The reason that horses exist today at all is because, at some point, they left America by the northwesterly route and ended up in Eurasia, eventually spreading from there to Africa. This is conventionally thought to have happened in a single event 2.58 million years ago, which places it at exactly at the beginning of the Pleistocene epoch. So significant is this that it has a name: the Equus Datum. Essentially, the idea is that if you can find a fossil horse in a Eurasian rock deposit, that deposit must date to the Pleistocene or later. From an ecological point of view, the presence of horses can be said to define the line between the Pliocene and the following epoch.

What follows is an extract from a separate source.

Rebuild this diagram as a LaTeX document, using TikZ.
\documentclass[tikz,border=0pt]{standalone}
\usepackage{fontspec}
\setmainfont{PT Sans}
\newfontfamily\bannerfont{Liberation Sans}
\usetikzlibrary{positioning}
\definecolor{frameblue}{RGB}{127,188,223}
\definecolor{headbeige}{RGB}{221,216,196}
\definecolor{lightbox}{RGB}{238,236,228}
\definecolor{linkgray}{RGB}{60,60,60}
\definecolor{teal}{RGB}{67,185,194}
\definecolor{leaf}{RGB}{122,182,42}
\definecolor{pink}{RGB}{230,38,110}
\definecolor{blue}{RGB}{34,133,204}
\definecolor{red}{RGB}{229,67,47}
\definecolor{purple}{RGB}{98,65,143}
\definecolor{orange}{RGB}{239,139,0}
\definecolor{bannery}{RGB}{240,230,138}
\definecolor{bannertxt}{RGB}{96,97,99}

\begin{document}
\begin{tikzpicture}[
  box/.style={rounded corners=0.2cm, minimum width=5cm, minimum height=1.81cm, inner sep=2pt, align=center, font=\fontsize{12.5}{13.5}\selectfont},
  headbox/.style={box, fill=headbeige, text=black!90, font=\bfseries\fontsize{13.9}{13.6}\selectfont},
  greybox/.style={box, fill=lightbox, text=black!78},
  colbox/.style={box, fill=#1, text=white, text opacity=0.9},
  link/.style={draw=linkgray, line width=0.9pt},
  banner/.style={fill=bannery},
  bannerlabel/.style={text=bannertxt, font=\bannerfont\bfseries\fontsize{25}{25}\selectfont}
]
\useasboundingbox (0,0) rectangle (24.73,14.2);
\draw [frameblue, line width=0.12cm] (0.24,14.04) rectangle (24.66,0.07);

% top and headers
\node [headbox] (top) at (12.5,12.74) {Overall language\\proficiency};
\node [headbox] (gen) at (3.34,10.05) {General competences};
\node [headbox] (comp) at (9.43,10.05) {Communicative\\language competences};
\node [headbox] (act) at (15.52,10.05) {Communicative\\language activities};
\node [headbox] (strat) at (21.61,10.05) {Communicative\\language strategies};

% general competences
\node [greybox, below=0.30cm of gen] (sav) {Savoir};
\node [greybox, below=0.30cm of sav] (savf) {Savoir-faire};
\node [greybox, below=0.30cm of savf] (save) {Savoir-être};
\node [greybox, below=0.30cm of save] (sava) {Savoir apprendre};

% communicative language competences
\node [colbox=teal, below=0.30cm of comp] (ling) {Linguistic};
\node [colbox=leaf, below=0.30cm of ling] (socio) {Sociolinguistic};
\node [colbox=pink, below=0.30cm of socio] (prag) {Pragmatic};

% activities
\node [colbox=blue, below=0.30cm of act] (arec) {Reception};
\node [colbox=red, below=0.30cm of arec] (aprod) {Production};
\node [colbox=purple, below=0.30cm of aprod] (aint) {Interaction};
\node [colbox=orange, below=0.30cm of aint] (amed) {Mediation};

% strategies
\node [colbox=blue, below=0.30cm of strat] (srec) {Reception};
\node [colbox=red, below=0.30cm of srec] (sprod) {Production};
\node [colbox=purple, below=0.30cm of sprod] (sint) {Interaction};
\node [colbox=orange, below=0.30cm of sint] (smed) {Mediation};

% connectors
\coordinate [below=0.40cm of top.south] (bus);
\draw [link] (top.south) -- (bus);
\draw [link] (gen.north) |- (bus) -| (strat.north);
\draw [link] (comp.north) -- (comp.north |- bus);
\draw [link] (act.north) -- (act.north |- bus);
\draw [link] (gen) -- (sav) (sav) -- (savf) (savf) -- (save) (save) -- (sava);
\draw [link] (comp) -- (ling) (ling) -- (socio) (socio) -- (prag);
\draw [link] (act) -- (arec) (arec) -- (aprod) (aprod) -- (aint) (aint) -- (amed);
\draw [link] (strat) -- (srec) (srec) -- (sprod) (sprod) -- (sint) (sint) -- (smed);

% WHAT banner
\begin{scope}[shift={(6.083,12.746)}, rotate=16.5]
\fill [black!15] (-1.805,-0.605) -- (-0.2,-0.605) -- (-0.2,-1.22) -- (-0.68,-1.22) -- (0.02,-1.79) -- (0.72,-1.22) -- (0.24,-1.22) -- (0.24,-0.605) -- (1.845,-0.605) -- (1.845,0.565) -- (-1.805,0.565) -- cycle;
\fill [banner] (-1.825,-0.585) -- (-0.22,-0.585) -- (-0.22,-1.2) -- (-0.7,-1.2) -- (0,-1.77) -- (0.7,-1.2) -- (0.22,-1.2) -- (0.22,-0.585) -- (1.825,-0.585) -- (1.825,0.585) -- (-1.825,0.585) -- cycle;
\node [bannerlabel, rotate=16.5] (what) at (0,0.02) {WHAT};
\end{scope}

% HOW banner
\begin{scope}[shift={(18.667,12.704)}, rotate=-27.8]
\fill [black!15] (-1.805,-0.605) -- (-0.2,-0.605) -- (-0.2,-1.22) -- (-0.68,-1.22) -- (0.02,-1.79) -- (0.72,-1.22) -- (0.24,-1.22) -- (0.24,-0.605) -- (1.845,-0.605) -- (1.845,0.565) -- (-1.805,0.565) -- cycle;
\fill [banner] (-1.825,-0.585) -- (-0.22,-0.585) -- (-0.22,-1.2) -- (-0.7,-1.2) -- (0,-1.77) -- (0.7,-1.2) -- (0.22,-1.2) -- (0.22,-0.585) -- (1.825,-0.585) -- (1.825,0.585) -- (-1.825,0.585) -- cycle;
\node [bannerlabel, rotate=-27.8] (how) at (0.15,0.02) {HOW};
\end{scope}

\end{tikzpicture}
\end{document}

But how accurate really is that?
Certainly, there are fossil horses known from Eurasia that date right back to that time. That their first crossing can't have been any later than that isn't in dispute. Furthermore, they crossed the continent almost instantly from a geological perspective, since at least one of those very early fossil species, E. major, is known from as far west as Italy. Although it's worth mentioning that "almost instantly from a geological perspective" may still mean thousands of years...
Still, it wasn't necessarily a single event. For one thing, the ancestors of true horses had long since diverged from those of the other members of their genus by this point. So, as a bare minimum, two different species must have made the crossing and they didn't necessarily do so simultaneously. Indeed, we know of around five different species that appeared in China almost immediately after the Datum, none of which are likely to be ancestors of the living sorts, so it's likely that several different kinds of horse took the opportunity to cross over to pastures new in the earliest part of the Pleistocene.

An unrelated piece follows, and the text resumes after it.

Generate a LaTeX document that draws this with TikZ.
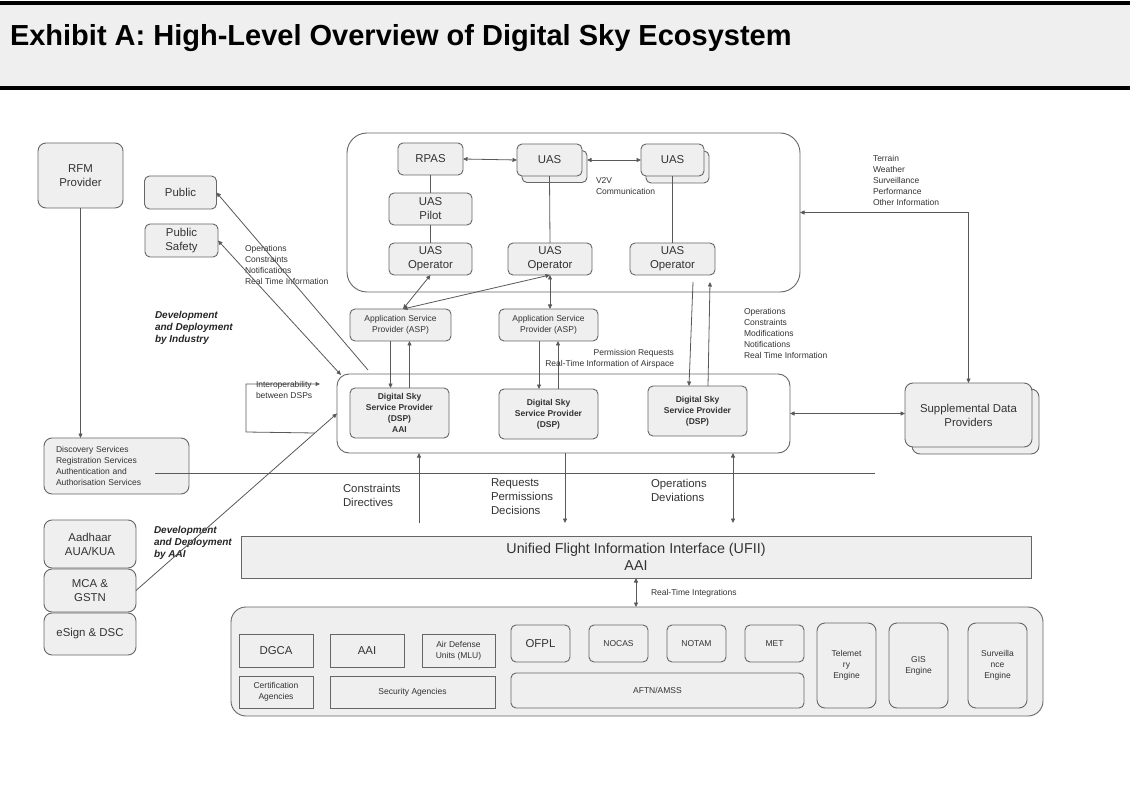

In between Europe and China, the first one-toed horse on the Indian subcontinent is E. sivalensis. This, too, goes back right to the Datum, and it survived until about 500,000 years ago, when it was replaced by E. namadicus, which in turn died out around 13,000 BC, just before the end of the Ice Ages. So similar are these two species that it has been argued that they are really the same animal, and even if they aren't, it's at least plausible that the one evolved directly into the other.
Judging from the remains we have, E. sivalensis was more closely related to asses and zebras than to true horses. Strictly speaking it was probably neither, although it was similar in size. The oldest fossil horses from Africa date to 2.44 million years ago, 140,000 years after the Equus Datum in Eurasia. At least one of these, E. tabeti, appears to have been an early ass, and has been suggested as a direct ancestor of the modern domestic donkey. E. koobiforensis, which dates from 2.1 million years ago in Kenya may be the oldest known African zebra, although it's likely closely related to the slightly older E. stenonis from Greece.
It has been suspected for a while that E. sivalensis may actually predate the Pleistocene and a recent study confirms this, identifying a partial skull from just below the magnetic anomaly in the rock that, geologically speaking, defines the start of the epoch. So it looks as if the most significant event in the history of modern horses (other than their initial origin), the Equus Datum that distinguishes the start of the Pleistocene, does nothing of the sort.
Horses, it seems, snuck into Eurasia earlier than we'd thought.